GIVEN REQUEST -> Extract the lines of the material below, beginning with the first and ending with the line that holds "const obsStep = 0.25, dirStep". Skip every picture.

— begin PROVIDED MATERIAL —

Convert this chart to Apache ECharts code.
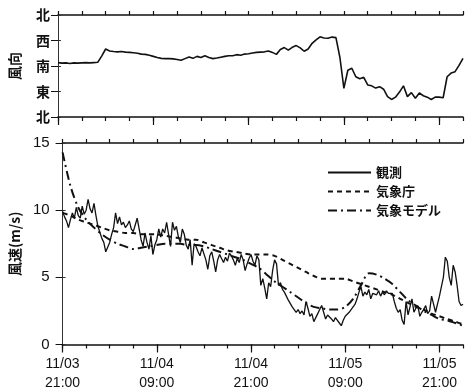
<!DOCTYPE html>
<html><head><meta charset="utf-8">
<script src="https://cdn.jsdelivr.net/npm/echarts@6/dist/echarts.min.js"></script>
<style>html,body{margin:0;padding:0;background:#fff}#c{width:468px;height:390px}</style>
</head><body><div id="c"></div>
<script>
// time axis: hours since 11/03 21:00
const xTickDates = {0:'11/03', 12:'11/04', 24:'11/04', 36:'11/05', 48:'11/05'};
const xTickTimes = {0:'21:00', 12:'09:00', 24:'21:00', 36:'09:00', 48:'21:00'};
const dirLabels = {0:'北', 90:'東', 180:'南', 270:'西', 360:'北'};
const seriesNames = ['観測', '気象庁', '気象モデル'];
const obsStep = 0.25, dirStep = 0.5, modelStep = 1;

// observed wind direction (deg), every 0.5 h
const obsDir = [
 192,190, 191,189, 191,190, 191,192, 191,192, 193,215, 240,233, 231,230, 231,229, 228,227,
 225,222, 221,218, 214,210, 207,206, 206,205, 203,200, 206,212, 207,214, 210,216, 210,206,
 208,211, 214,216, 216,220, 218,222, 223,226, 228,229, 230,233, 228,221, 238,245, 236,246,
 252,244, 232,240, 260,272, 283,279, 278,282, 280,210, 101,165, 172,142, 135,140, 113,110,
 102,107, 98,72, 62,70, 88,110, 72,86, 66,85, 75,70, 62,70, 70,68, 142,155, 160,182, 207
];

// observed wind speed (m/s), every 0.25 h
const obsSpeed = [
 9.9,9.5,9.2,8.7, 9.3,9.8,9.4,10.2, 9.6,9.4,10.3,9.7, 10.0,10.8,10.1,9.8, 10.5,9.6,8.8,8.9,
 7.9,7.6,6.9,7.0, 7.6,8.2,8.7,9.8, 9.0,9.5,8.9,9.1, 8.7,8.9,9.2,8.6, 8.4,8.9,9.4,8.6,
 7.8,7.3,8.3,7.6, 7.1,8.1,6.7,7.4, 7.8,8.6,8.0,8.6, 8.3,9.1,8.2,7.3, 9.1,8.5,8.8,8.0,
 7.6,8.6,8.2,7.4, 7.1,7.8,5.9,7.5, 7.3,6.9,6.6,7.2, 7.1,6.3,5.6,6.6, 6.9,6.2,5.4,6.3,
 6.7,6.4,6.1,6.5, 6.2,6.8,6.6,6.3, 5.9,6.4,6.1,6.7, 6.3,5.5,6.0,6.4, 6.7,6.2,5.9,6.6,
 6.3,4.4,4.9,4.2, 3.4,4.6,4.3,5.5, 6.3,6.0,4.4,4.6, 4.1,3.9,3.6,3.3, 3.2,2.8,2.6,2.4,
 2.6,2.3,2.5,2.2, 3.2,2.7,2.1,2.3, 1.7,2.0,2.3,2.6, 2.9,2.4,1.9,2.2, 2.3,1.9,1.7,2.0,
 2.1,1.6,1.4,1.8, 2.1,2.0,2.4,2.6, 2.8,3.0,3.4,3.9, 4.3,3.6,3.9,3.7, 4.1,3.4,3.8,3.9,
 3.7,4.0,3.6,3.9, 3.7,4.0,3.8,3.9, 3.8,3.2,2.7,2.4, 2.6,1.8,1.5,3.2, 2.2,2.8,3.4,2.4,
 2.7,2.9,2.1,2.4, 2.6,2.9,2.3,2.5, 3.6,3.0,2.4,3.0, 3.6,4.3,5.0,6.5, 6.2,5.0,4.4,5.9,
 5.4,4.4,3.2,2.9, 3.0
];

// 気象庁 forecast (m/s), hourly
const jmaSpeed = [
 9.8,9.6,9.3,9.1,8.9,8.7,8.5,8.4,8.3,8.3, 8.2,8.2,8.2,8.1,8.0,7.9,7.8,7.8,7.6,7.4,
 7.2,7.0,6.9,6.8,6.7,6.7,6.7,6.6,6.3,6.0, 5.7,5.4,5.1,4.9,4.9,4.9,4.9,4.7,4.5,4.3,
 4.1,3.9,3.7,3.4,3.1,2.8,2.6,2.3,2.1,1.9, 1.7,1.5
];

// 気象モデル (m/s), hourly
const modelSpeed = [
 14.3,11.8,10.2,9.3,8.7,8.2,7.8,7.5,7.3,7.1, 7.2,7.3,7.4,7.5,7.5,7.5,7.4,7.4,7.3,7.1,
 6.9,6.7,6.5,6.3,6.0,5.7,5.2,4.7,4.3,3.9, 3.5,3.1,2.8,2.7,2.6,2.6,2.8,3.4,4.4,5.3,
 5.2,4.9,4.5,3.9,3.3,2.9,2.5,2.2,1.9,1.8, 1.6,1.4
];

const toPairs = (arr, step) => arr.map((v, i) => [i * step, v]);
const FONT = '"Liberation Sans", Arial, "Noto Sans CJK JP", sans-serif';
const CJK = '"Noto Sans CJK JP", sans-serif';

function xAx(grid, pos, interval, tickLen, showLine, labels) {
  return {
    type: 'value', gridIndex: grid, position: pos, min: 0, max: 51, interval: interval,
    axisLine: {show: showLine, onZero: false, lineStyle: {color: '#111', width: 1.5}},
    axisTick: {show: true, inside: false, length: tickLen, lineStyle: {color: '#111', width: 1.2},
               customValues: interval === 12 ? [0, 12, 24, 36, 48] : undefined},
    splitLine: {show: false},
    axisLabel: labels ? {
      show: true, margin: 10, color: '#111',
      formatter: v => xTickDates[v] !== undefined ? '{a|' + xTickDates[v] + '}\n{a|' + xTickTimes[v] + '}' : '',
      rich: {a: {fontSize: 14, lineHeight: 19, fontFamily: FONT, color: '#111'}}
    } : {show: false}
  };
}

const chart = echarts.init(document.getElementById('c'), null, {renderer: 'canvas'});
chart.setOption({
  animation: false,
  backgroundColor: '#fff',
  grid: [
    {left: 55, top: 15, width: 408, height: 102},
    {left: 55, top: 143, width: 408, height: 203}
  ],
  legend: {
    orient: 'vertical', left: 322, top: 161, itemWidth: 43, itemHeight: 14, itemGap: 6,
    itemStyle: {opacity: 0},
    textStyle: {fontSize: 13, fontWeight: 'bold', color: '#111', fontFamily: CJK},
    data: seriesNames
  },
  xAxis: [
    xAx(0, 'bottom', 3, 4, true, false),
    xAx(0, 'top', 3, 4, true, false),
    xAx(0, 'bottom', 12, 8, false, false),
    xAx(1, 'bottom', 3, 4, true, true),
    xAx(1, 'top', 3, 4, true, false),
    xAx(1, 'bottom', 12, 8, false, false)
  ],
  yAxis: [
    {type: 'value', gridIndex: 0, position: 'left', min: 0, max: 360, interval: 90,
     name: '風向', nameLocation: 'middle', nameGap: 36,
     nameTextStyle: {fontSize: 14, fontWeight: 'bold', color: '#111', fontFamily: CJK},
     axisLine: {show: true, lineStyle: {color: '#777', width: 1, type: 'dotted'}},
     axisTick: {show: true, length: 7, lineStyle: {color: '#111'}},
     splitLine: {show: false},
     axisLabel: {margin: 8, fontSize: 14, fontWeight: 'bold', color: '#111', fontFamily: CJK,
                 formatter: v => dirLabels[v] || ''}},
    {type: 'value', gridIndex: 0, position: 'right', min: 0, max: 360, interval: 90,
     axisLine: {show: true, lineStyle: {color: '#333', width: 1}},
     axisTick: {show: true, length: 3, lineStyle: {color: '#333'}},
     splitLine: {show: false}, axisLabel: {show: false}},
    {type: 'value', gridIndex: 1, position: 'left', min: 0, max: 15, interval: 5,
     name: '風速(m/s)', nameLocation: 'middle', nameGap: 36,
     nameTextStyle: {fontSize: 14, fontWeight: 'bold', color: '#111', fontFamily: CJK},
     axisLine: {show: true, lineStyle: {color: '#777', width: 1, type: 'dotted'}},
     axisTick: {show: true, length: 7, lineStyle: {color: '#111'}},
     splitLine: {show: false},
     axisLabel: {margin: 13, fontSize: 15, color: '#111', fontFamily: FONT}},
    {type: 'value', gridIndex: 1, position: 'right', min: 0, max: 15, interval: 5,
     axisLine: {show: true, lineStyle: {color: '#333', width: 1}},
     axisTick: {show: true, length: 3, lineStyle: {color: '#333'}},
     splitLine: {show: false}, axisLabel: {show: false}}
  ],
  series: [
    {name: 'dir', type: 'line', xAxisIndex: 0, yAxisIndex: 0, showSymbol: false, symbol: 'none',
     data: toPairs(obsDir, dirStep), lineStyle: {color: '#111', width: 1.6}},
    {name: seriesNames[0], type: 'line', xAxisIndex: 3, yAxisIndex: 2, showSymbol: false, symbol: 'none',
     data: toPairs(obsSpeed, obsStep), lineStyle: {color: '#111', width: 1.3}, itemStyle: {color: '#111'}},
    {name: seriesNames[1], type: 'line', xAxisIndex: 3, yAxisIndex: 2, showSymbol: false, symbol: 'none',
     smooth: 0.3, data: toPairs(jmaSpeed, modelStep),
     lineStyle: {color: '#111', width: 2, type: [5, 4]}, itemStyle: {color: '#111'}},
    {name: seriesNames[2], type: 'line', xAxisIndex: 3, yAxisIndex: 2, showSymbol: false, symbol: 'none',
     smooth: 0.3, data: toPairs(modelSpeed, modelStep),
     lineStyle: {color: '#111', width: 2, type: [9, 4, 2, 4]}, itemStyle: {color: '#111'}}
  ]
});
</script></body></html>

— end PROVIDED MATERIAL —

EXPECTED ANSWER ->
Convert this chart to Apache ECharts code.
<!DOCTYPE html>
<html><head><meta charset="utf-8">
<script src="https://cdn.jsdelivr.net/npm/echarts@6/dist/echarts.min.js"></script>
<style>html,body{margin:0;padding:0;background:#fff}#c{width:468px;height:390px}</style>
</head><body><div id="c"></div>
<script>
// time axis: hours since 11/03 21:00
const xTickDates = {0:'11/03', 12:'11/04', 24:'11/04', 36:'11/05', 48:'11/05'};
const xTickTimes = {0:'21:00', 12:'09:00', 24:'21:00', 36:'09:00', 48:'21:00'};
const dirLabels = {0:'北', 90:'東', 180:'南', 270:'西', 360:'北'};
const seriesNames = ['観測', '気象庁', '気象モデル'];
const obsStep = 0.25, dirStep = 0.5, modelStep = 1;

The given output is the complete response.